Each of these trends has been present for a number of years and it's difficult to see a situation where they will not continue to be import drivers for public policy makers in the future. If we extrapolate these trends out 15 years what might a prototypical government structure look like?

In summary I believe that the future structure of government will likely have the following characteristics:

  1. Almost all operational service delivery across the business of government moved from internal public sector organizations to a new public/private sector delivery model
  2. Massive reductions in public sector operational service employment
  3. The public sector will become a core of highly talented, policy and strategic planning and process/service design expertise

The outsourcing trend is not going to end any time soon. However, the current model of wholesale outsourcing is already proving to be ineffective. Over the next 10 years new integrated public/private sector models will be developed. These new models will find a way to blend the operational and quality advantages of a private sector lead approach while at the same time integrating balanced scorecards which reflect the broader priorities of governments i.e quality of services delivery for citizens, access to services by disadvantaged sectors of society, affordability etc.
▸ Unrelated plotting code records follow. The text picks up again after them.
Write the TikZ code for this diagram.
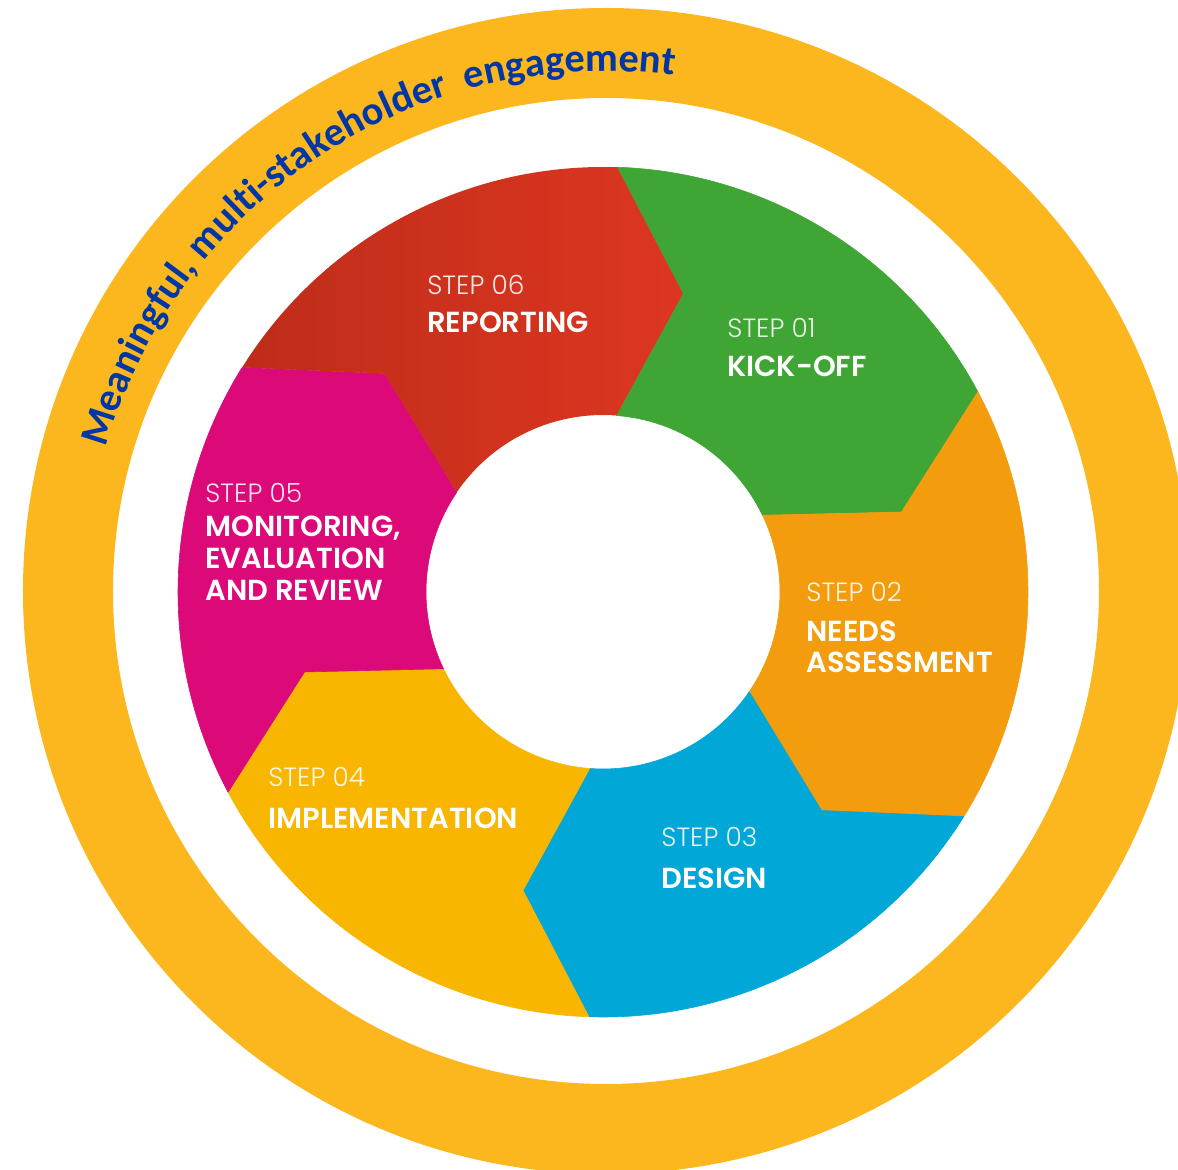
\documentclass[tikz,border=0pt]{standalone}
\usepackage{fontspec}
\usetikzlibrary{decorations.text}
\newfontfamily\arcfont{Carlito}
\newfontfamily\steplightfont{Poppins Light}
\newfontfamily\stepboldfont{Poppins SemiBold}
\definecolor{ringc}{HTML}{FDB71E}
\definecolor{arcblue}{HTML}{0037A4}
\definecolor{greenc}{HTML}{3FA535}
\definecolor{orangec}{HTML}{F39C0D}
\definecolor{bluec}{HTML}{00A7D7}
\definecolor{yellowc}{HTML}{F8B600}
\definecolor{magentac}{HTML}{DC0A78}
\definecolor{redL}{HTML}{BE2D1A}
\definecolor{redR}{HTML}{DD3620}
% one wheel segment: #1 = tip angle of its counter-clockwise boundary, #2 = fill style
\newcommand\wheelseg[2]{%
  \path[#2] ({#1+13.1}:425) arc[start angle={#1+13.1}, end angle={#1-46.9}, radius=425]
    -- ({#1-60}:309) -- ({#1-49.3}:177)
    arc[start angle={#1-49.3}, end angle={#1+10.7}, radius=177]
    -- (#1:309) -- cycle;}
\begin{document}
\begin{tikzpicture}[x=0.5pt,y=0.5pt,
  steplbl/.style={font=\steplightfont\fontsize{13.2}{15}\selectfont, text=white, text opacity=0.88, anchor=base west, inner sep=0pt},
  namelbl/.style={font=\stepboldfont\fontsize{14.5}{17}\selectfont, text=white, anchor=base west, inner sep=0pt},
  segfill/.style={fill=#1, draw=#1, line width=0.3pt}]
\useasboundingbox (-603,-578) rectangle (575,592);
\clip (-603,-578) rectangle (575,592);
% outer ring
\fill[ringc, even odd rule] (3,1) circle[radius=583] (3,1) circle[radius=493];
% curved text
\path[decorate, decoration={text along path, text align=left, text color=arcblue,
  text={|\arcfont\bfseries\fontsize{20.2}{24}\selectfont|Meaningful, multi-stakeholder{\ \ }engagement}}]
  (3,1) ++(164:520) arc[start angle=164, end angle=70, radius=520];
% wheel
\wheelseg{75}{segfill=greenc}
\wheelseg{15}{segfill=orangec}
\wheelseg{-45}{segfill=bluec}
\wheelseg{-105}{segfill=yellowc}
\wheelseg{-165}{segfill=magentac}
\wheelseg{135}{left color=redL, middle color=redL, right color=redR}
% labels
\node[steplbl] (s6) at (-176,297) {STEP 06};
\node[namelbl] (n6) at (-176,259) {REPORTING};
\node[steplbl] (s1) at (124,254) {STEP 01};
\node[namelbl] (n1) at (124,215) {KICK-OFF};
\node[steplbl] (s2) at (203,-10) {STEP 02};
\node[namelbl] (n2a) at (203,-50) {NEEDS};
\node[namelbl] (n2b) at (203,-81) {ASSESSMENT};
\node[steplbl] (s3) at (58,-255) {STEP 03};
\node[namelbl] (n3) at (58,-297) {DESIGN};
\node[steplbl] (s4) at (-335,-195) {STEP 04};
\node[namelbl] (n4) at (-335,-237) {IMPLEMENTATION};
\node[steplbl] (s5) at (-398,89) {STEP 05};
\node[namelbl] (n5a) at (-398,55) {MONITORING,};
\node[namelbl] (n5b) at (-398,23) {EVALUATION};
\node[namelbl] (n5c) at (-398,-9) {AND REVIEW};
\end{tikzpicture}
\end{document}
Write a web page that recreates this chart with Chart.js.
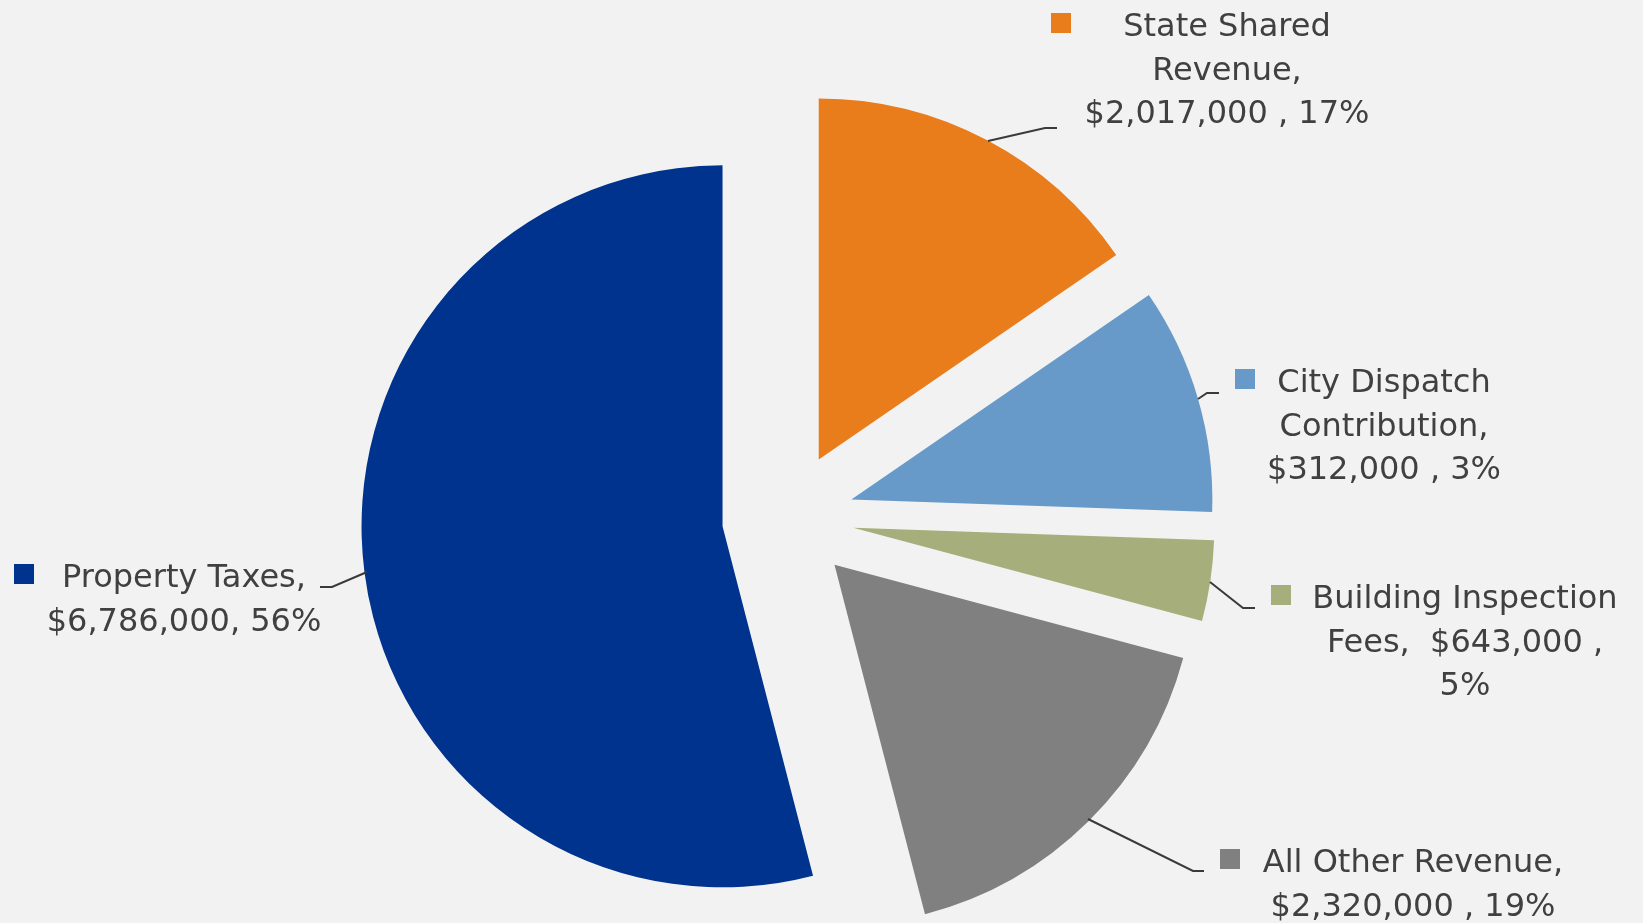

The root effect of these new public/private service models will be that most of today's public sector employees engaged in operational service delivery will no longer work for the public sector. They will become private sector employees. Hopefully the benefit to employees of this move will be higher salaries and more flexible career opportunities. These new structures and benefits will also make it easier to attract and retain a higher level of talent which in the long term will continue to improve the quality of service delivery to citizens.

As the public sector sheds the burden of operational service delivery the focus will be able to return to the core competency of government i.e. the development of policies which focused on improving social and economic development. Combined with these new service delivery structures this should provide governments with an ability to be more responsive and impactful to the ever changing challenges of their societies. It will be critical for government to retain control over the strategic planning, process and architecture design skills which are needed to implement these new creative public/private services delivery models. This return to a core focus will, in my view, enable governments to become an attractive place to work for those highly talented individuals who want to have an impact in their societies. Government will have the potential to become a very attractive place to work for societies most talented managerial and technical talent.

This is a cool example of why I love spending time with customers an policy makers at this type of forum. You find yourself being confronted by this type of question which then gets you to think about a problem or issue you had not considered before. This was my first stab at an answer this this delegates question. I'd be interested in understanding what other people think.